Positive test for terror toxins in Iraq

MSNBC.com finds signs of ricin, botulinum at Islamic militants’ camp
Tests like those used by U.N. weapons inspectors gave positive results for the toxins ricin and botulinum in a training camp linked to al-Qaida.


EXCLUSIVE
By Preston Mendenhall
MSNBC

SARGAT, Iraq, April 4 — MSNBC.com tests reveal evidence of the deadly toxins ricin and botulinum at a laboratory in a remote mountain region of northern Iraq allegedly used as a terrorist training camp by Islamic militants with ties to the al-Qaida terrorist network. The U.S. Central Intelligence Agency is conducting its own tests at the same area, but has not yet released the results, according to officials in northern Iraq.

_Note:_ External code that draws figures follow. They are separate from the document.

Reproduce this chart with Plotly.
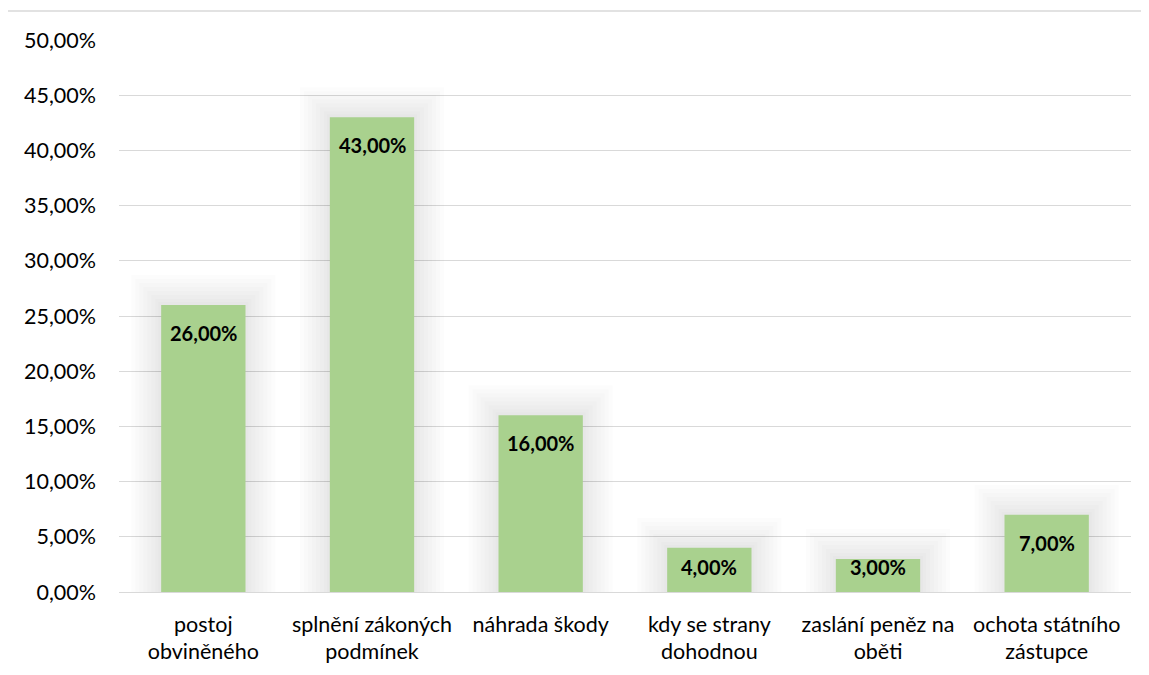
import plotly.graph_objects as go

categories = [
    "postoj<br>obviněného",
    "splnění zákoných<br>podmínek",
    "náhrada škody",
    "kdy se strany<br>dohodnou",
    "zaslání peněz na<br>oběti",
    "ochota státního<br>zástupce",
]
values = [26, 43, 16, 4, 3, 7]
tick_vals = [0, 5, 10, 15, 20, 25, 30, 35, 40, 45, 50]
tick_text = ["0,00%", "5,00%", "10,00%", "15,00%", "20,00%", "25,00%",
             "30,00%", "35,00%", "40,00%", "45,00%", "50,00%"]

FONT = "Lato"
BAR = "#A9D18E"
GRID = "#D9D9D9"

fig = go.Figure()

# soft shadow round the bars (Excel style), drawn as wide translucent outlines
for w in (60, 52, 44, 36, 28, 20, 12, 6):
    fig.add_trace(go.Bar(
        x=categories, y=values,
        marker=dict(color="rgba(0,0,0,0)",
                    line=dict(color="rgba(0,0,0,0.011)", width=w)),
        showlegend=False, hoverinfo="skip"))

fig.add_trace(go.Bar(
    x=categories, y=values,
    marker=dict(color=BAR, line_width=0),
    showlegend=False, hoverinfo="skip"))

# value labels just inside the top of each bar
annotations = []
for c, v in zip(categories, values):
    annotations.append(dict(
        x=c, y=max(v - 2.54, 2.26), xref="x", yref="y",
        text=f"<b>{v:.2f}%</b>".replace(".", ","), showarrow=False,
        yanchor="middle", xanchor="center",
        font=dict(family=FONT, size=20, color="#000000")))

fig.update_layout(
    width=1149, height=675,
    paper_bgcolor="white", plot_bgcolor="white",
    margin=dict(l=111, r=26, t=32, b=91),
    barmode="overlay", bargap=0.5,
    font=dict(family=FONT, size=21.5, color="#000000"),
    xaxis=dict(showgrid=False, showline=False, ticks="",
               tickfont=dict(size=21.5, color="#000000"),
               ticklabelstandoff=17),
    yaxis=dict(range=[0, 50], tickvals=tick_vals, ticktext=tick_text,
               showgrid=True, gridcolor=GRID, gridwidth=1.3,
               zeroline=True, zerolinecolor=GRID, zerolinewidth=1.3,
               showline=False, ticks="", ticklabelstandoff=22,
               tickfont=dict(size=21.5, color="#000000")),
    annotations=annotations,
    shapes=[
        dict(type="line", xref="paper", yref="paper",
             x0=-0.1107, x1=-0.1107, y0=-0.2, y1=1.0525,
             line=dict(color=GRID, width=1.3)),
        dict(type="line", xref="paper", yref="paper",
             x0=-0.1107, x1=1.1, y0=1.0525, y1=1.0525,
             line=dict(color=GRID, width=1.3)),
    ],
)

fig.write_html("out.html")
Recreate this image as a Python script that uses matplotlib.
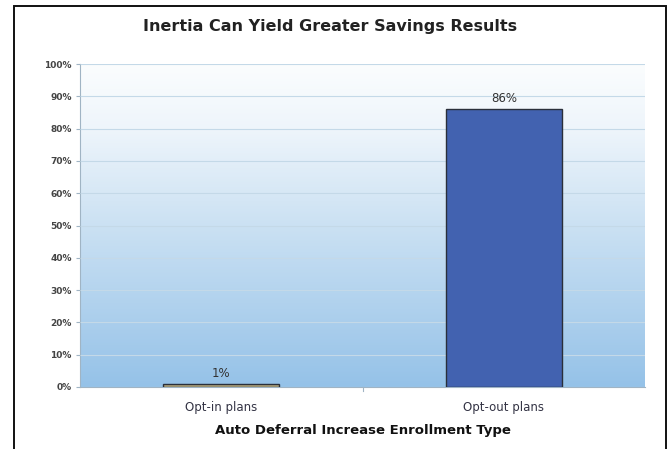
import numpy as np
import matplotlib
matplotlib.use("Agg")
import matplotlib.pyplot as plt
from matplotlib.colors import LinearSegmentedColormap
from matplotlib.patches import Rectangle

categories = ["Opt-in plans", "Opt-out plans"]
values = [1, 86]
bar_colors = ["#b3a77c", "#4262b0"]
y_ticks = [0, 10, 20, 30, 40, 50, 60, 70, 80, 90, 100]

title = "Inertia Can Yield Greater Savings Results"
x_label = "Auto Deferral Increase Enrollment Type"

plt.rcParams["font.family"] = ["DejaVu Sans"]

fig = plt.figure(figsize=(6.71, 4.49), dpi=100)
ax = fig.add_axes([80 / 671, 1 - 387 / 449, 565 / 671, 323 / 449])

# vertical gradient background, light at top, sky blue at bottom
cmap = LinearSegmentedColormap.from_list(
    "bg", [(0.0, "#95c2e8"), (0.5, "#cbe1f3"), (0.8, "#eef5fb"), (1.0, "#fbfdfe")])
grad = np.linspace(0, 1, 256).reshape(-1, 1)
ax.imshow(grad, aspect="auto", cmap=cmap, origin="lower",
          extent=[-0.5, 1.5, 0, 100], zorder=0)

x = np.arange(len(categories))
bars = ax.bar(x, values, width=0.41, color=bar_colors, edgecolor="#2a2f3a",
              linewidth=1.0, zorder=3)
for xi, v in zip(x, values):
    ax.text(xi, v + 1.2, f"{v}%", ha="center", va="bottom", fontsize=8.5,
            color="#333333", zorder=4)

ax.set_xlim(-0.5, 1.5)
ax.set_ylim(0, 100)
ax.set_yticks(y_ticks)
ax.set_yticklabels([f"{t}%" for t in y_ticks], fontsize=6.5, color="#444444",
                   fontweight="bold")
ax.yaxis.grid(True, color="#c4d9e8", linewidth=0.8, zorder=1)
ax.set_axisbelow(False)

ax.set_xticks(x)
ax.set_xticklabels(categories, fontsize=8.5, color="#333344")
ax.tick_params(axis="x", length=0, pad=10)
ax.tick_params(axis="y", length=3, color="#a0b4c4", pad=3)
# category separator tick
ax.plot([0.5, 0.5], [0, -1.2], color="#a0b4c4", lw=0.8, clip_on=False, zorder=4)

for s in ["top", "right"]:
    ax.spines[s].set_visible(False)
ax.spines["left"].set_color("#a0b4c4")
ax.spines["bottom"].set_color("#a0b4c4")

ax.set_xlabel(x_label, fontsize=9.5, fontweight="bold", color="#111111", labelpad=7)
fig.text(330 / 671, 1 - 27 / 449, title, ha="center", va="center",
         fontsize=11.5, fontweight="bold", color="#222222")

# outer frame around the figure
frame = Rectangle((14 / 671, -0.1), (666 - 14) / 671, 1.1 - 6 / 449,
                  transform=fig.transFigure, fill=False, edgecolor="#111111",
                  linewidth=1.4, clip_on=False)
fig.patches.append(frame)

fig.savefig("out.png", dpi=100)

MSNBC.COM’S TESTS were conducted over a two-day period at Sargat, an alleged terrorist training camp a mile from the Iraq-Iran border. The camp, set back in an isolated valley and surrounded by snowcapped peaks, was home to the radical Islamic militant group Ansar al-Islam, which counts among its some 700 followers scores of al-Qaida fighters.
In a Feb. 5 speech to the U.N. Security Council, U.S. Secretary of State Colin Powell showed a satellite photo of the Sargat camp and described Ansar al-Islam as “teaching its operatives how to produce ricin and other poisons.” U.S. officials have repeated the allegations in recent weeks.
In an operation timed to coincide with the war on Iraq, U.S. special operations forces have targeted Ansar al-Islam’s militants in northern Iraq. Hundreds of Islamists, including al-Qaida fighters who took refuge in northern Iraq after the fall of the Taliban in Afghanistan, have been killed.
Although U.S. officials for months have leveled charges that the Ansar al-Islam and al-Qaida militants were producing poisons in northern Iraq, it wasn’t until this week that specialist American teams were able to gain access to the Sargat camp to test for traces of biological and chemical weapons.
Experts believe the Islamic group was producing the substances in the camp as both toxins can be created from everyday products and simple procedures.